Furthermore, at the time this decision is rendered, the disputed domain name <pictet-china.com> is inactive, or "passively held". Regarding passively held domain names, the WIPO Overview 2.0 provides: "With comparative reference to the circumstances set out in paragraph 4(b) of the UDRP deemed to establish bad faith registration and use, panels have found that the apparent lack of so-called active use (e.g., to resolve to a website) of the domain name without any active attempt to sell or to contact the trademark holder (passive holding), does not as such prevent a finding of bad faith" (paragraph 3.2, WIPO Overview 2.0). The WIPO Overview 2.0 further states: "The panel must examine all the circumstances of the case to determine whether the respondent is acting in bad faith. Examples of what may be cumulative circumstances found to be indicative of bad faith include the complainant having a well-known trademark, no response to the complaint having been filed, and the registrant's concealment of its identity. Panels may draw inferences about whether the disputed domain name was used in bad faith given the circumstances surrounding registration, and vice versa."

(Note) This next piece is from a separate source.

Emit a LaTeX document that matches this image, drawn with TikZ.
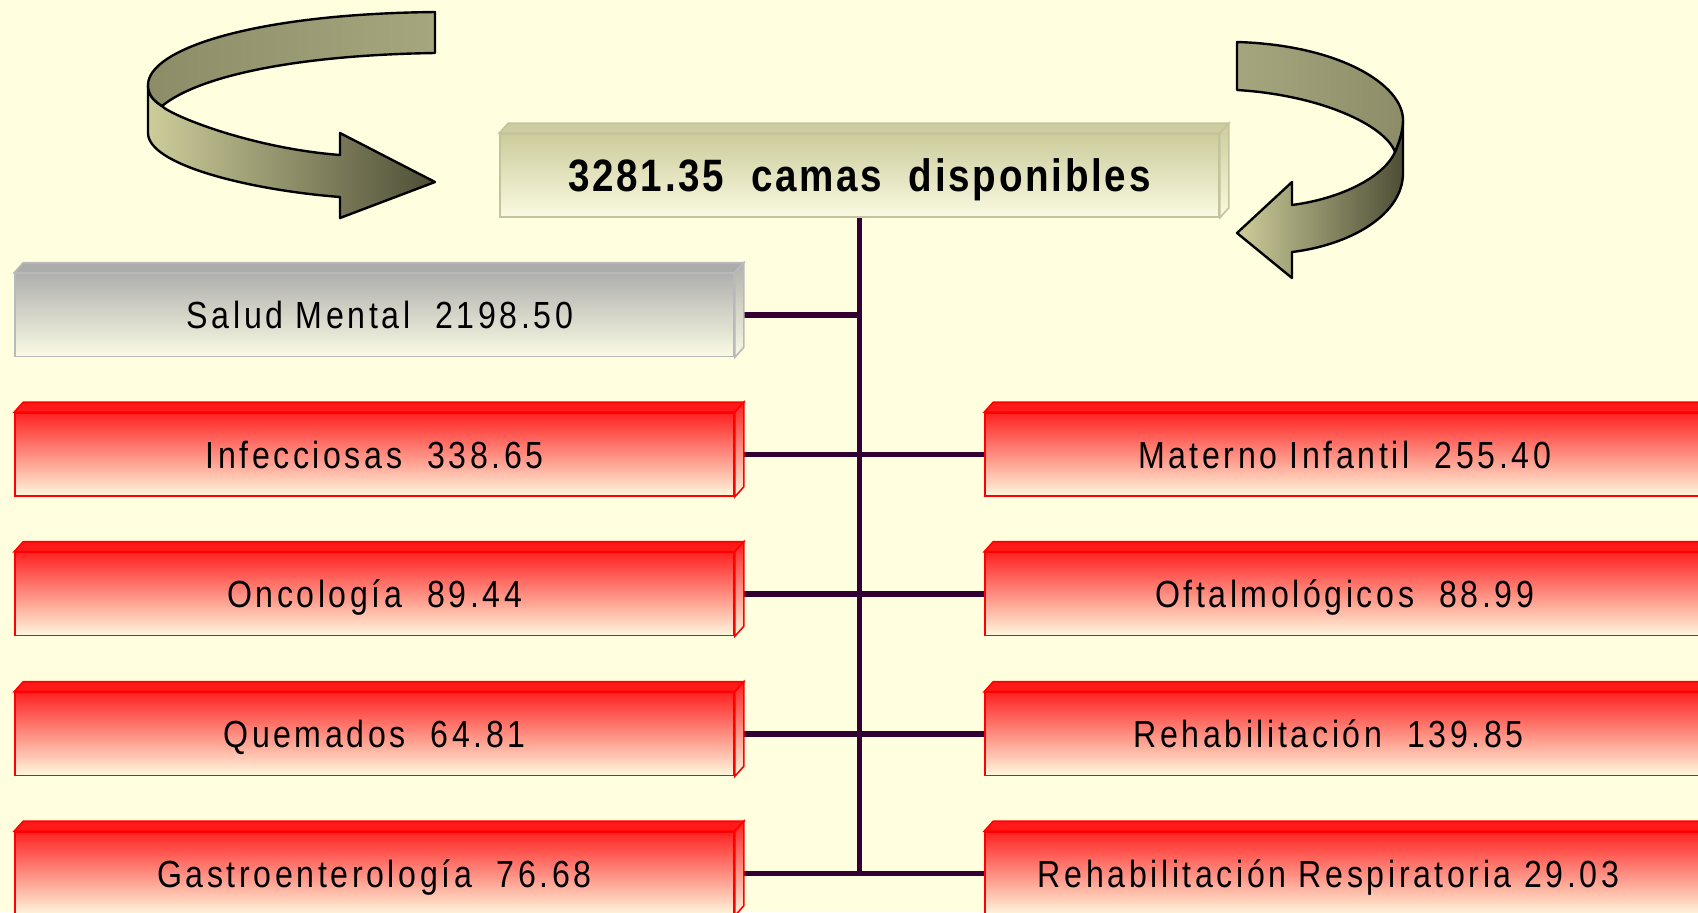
\documentclass[tikz,border=0pt]{standalone}
\usepackage{fontspec}
\setmainfont{Liberation Sans}[FakeStretch=0.85,LetterSpace=9.5]
\newfontfamily\titlefont{Liberation Sans}[FakeStretch=0.85,LetterSpace=6]
\definecolor{bg}{RGB}{255,255,224}
\definecolor{connc}{RGB}{51,0,51}
\definecolor{redb}{RGB}{255,0,0}
\definecolor{redt}{RGB}{255,35,35}
\definecolor{redbt}{RGB}{255,248,222}
\definecolor{redtopc}{RGB}{255,25,25}
\definecolor{grayb}{RGB}{185,185,185}
\definecolor{grayt}{RGB}{176,176,174}
\definecolor{graybt}{RGB}{250,250,228}
\definecolor{graytopc}{RGB}{172,172,172}
\definecolor{khb}{RGB}{196,196,156}
\definecolor{kht}{RGB}{204,204,156}
\definecolor{khbt}{RGB}{250,250,226}
\definecolor{khtopc}{RGB}{205,205,160}
\definecolor{olbackL}{RGB}{140,140,104}
\definecolor{olbackR}{RGB}{166,166,126}
\definecolor{ollight}{RGB}{205,205,155}
\definecolor{oldark}{RGB}{78,78,54}
\newcommand\bevelfaces[2]{%
  \path[#2top] (#1.north west) -- ++(9,-10) -- ([shift={(9,-10)}]#1.north east) -- (#1.north east) -- cycle;
  \path[#2side] (#1.north east) -- ++(9,-10) -- ([shift={(9,-10)}]#1.south east) -- (#1.south east) -- cycle;}
\begin{document}
\begin{tikzpicture}[x=0.5pt,y=-0.5pt,
  conn/.style={draw=connc,line width=2.6pt},
  facebox/.style={rectangle,inner sep=0pt,minimum width=359.5pt,minimum height=41.5pt,
    line width=0.8pt,text height=13.5pt,text depth=0pt,font=\fontsize{18.9}{22}\selectfont},
  redbox/.style={facebox,draw=redb,top color=redt,bottom color=redbt},
  redtop/.style={fill=redtopc,draw=redb,line width=0.8pt},
  redside/.style={draw=redb,line width=0.8pt,top color=redt,bottom color=redbt},
  graybox/.style={facebox,draw=grayb,top color=grayt,bottom color=graybt},
  graytop/.style={fill=graytopc,draw=grayb,line width=0.8pt},
  grayside/.style={draw=grayb,line width=0.8pt,top color=grayt,bottom color=graybt},
  titlebox/.style={facebox,draw=khb,top color=kht,bottom color=khbt,text height=16pt,
    font=\titlefont\fontsize{22.7}{26}\selectfont\bfseries},
  titletop/.style={fill=khtopc,draw=khb,line width=0.8pt},
  titleside/.style={draw=khb,line width=0.8pt,top color=kht,bottom color=khbt},
  arrowline/.style={draw=black,line width=1.2pt,line join=round},
  backband/.style={arrowline,left color=olbackL,right color=olbackR},
  frontbandL/.style={arrowline,left color=ollight,right color=oldark},
]
\fill[bg] (0,0) rectangle (1698,912);
\useasboundingbox (0,0) rectangle (1698,912);

% boxes
\node[titlebox] (title) at (859.5,175.5) {3281.35~~camas~~disponibles};
\node[graybox] (sm) at (374.5,315) {\hspace*{5.5pt}Salud Mental~~2198.50};
\node[redbox] (inf) at (374.5,454.5) {Infecciosas~~338.65};
\node[redbox] (onc) at (374.5,594) {Oncología~~89.44};
\node[redbox] (que) at (374.5,734) {Quemados~~64.81};
\node[redbox] (gas) at (374.5,873.5) {Gastroenterología~~76.68};
\node[redbox] (mat) at (1344.5,454.5) {Materno Infantil~~255.40};
\node[redbox] (oft) at (1344.5,594) {Oftalmológicos~~88.99};
\node[redbox] (reh) at (1344.5,734) {Rehabilitación~~139.85\hspace*{16pt}};
\node[redbox] (rr) at (1344.5,873.5) {Rehabilitación Respiratoria 29.03\hspace*{16pt}};

% connectors
\coordinate (vbot) at (gas.east -| title.south);
\draw[conn] (title.south) -- (vbot);
\draw[conn] (sm.east) -- (sm.east -| title.south);
\draw[conn] (inf.east) -- (mat.west);
\draw[conn] (onc.east) -- (oft.west);
\draw[conn] (que.east) -- (reh.west);
\draw[conn] (gas.east) -- (rr.west);

% bevel faces
\bevelfaces{title}{title}
\bevelfaces{sm}{gray}
\foreach \n in {inf,onc,que,gas,mat,oft,reh,rr}{\bevelfaces{\n}{red}}

% left curved arrow
\path[frontbandL] (162,106) .. controls (154,101) and (148,95) .. (148,85) -- (148,133)
  .. controls (148,165) and (250,190) .. (340,197) -- (340,218) -- (435,182) -- (340,133) -- (340,155)
  .. controls (250,148) and (170,115) .. (162,106) -- cycle;
\path[backband] (435,12) .. controls (250,14) and (148,50) .. (148,85)
  .. controls (148,95) and (154,101) .. (162,106)
  .. controls (200,75) and (300,55) .. (435,53) -- cycle;

% right curved arrow
\path[frontbandL] (1403,120) -- (1403,173) .. controls (1403,215) and (1350,245) .. (1292,252)
  -- (1292,278) -- (1237,233) -- (1292,182) -- (1292,205)
  .. controls (1345,198) and (1385,175) .. (1395,152) .. controls (1400,140) and (1403,130) .. (1403,120) -- cycle;
\path[arrowline,left color=olbackR,right color=olbackL] (1237,42) .. controls (1340,45) and (1403,85) .. (1403,120)
  .. controls (1403,130) and (1400,140) .. (1395,152)
  .. controls (1385,125) and (1320,95) .. (1237,90) -- cycle;
\end{tikzpicture}
\end{document}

Based on information provided by Complainant, it is one of the leading wealth and asset managers in Europe. Complainant has offices in 26 of the most important financial centers around the world. It manages around CHF 390 billion (Annex 4 to the Complaint). Complainant has registered rights in the PICTET marks globally, including in Switzerland and China (since 2000). As such, Complainant's PICTET marks are widely known. Taking into account all the circumstances of this case, the Panel concludes that the passively held disputed domain name is used by Respondent in bad faith. Nothing in Respondent's informal communications rebuts this finding.

The Panel therefore holds that the Complaint fulfils the third condition of paragraph 4(a) of the Policy.

7. Decision

For all the foregoing reasons, in accordance with paragraphs 4(i) of the Policy and 15 of the Rules, the Panel orders that the disputed domain name <pictet-china.com> be transferred to Complainant.